Right Livelihood Laureates reflect on two-year mark of Russia’s war on Ukraine

Press releases 21.02.2024

STOCKHOLM – February 24th marks the second anniversary of the war on Ukraine. Right Livelihood Laureates Oleksandra Matviichuk of Ukraine, Vladimir Slivyak of Russia and Natallia Satsunkevich of the Human Rights Center “Viasna” in Belarus speak about how two years of war on Ukraine changed their countries and societies.

Witnessing unspeakable horrors, they call for justice and accountability and highlight the role of civil societies’ everyday actions in ending the war.

Oleksandra Matviichuk, 2022 Right Livelihood Laureate, Ukrainian human rights defender and Nobel Peace Prize Laureate, said:

“I still lack the words to describe what it means to live during a full-scale war. War shatters all notions of what normal life is. Living during a full-scale war means being in constant anxiety for your loved ones, because there is no safe place for anyone, even if you are far from the front line. However, this dramatic time gives us the opportunity to show our best qualities and become a better version of ourselves. Ordinary people do extraordinary things and risk their own lives to save others they have never met before. And right now, we keenly feel what it means to be human.”

“I am in a situation where the law does not work. I trust that it is temporary. We are now recording war crimes so that, sooner or later, all Russians who have committed these crimes, as well as Putin and the rest of the senior political leadership and military high command, can be brought to justice. We must ensure justice for all.”

Vladimir Slivyak, 2021 Right Livelihood Laureate, Russian environmental and peace activist, said:

“If we’re speaking about Russian activism, this war in Ukraine influenced it a lot. We are finally starting to discuss Russian imperialism and colonialism, the possible democratic developments in Russia and how we can achieve it. And the peace work is important. We were basically witnessing the process of the founding of the Russian peace movement. It’s only now that Russian democratic activists started to understand why it’s important to fight for peace. We have a long road ahead, which I hope will lead to the deconstruction of the Russian political regime – which I call a fascist regime – and hopefully a new democratic time for Russia in the future.”

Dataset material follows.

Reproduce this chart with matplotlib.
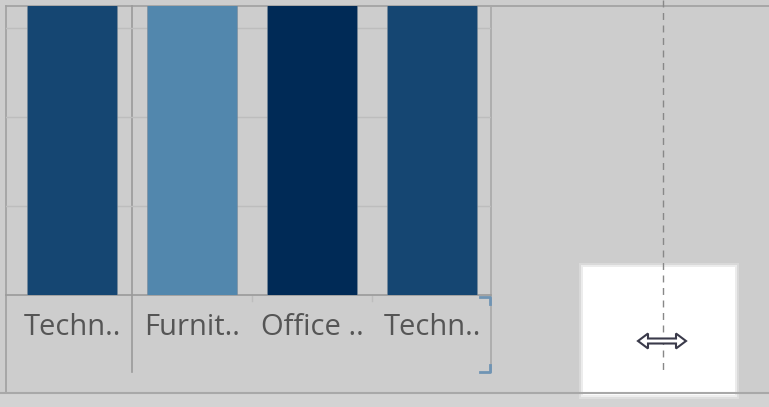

Natallia Satsunkevich, Belarusian activist with Human Rights Center “Viasna,” 2020 Right Livelihood Laureate organisation, said:

“We see that the biggest part of the population and of course, democratic society, civil society of Belarus do not support the war. We protest against the war and we support the Ukrainian struggle in this war in different ways. You can see dozens of different activities that people in Belarus started doing after the beginning of the invasion. For example, there were some Telegram chats where people sent photos and videos of the Russian army on the territory of Belarus. They provide information to the Ukrainians. Also, people try to damage railways in order to stop the Russian army and war technique. People protest and express solidarity.”

“I express my greatest solidarity and support to the Ukrainian people. I’m really sorry that the war is going on and that some Belarusian people take part in it, supporting it.”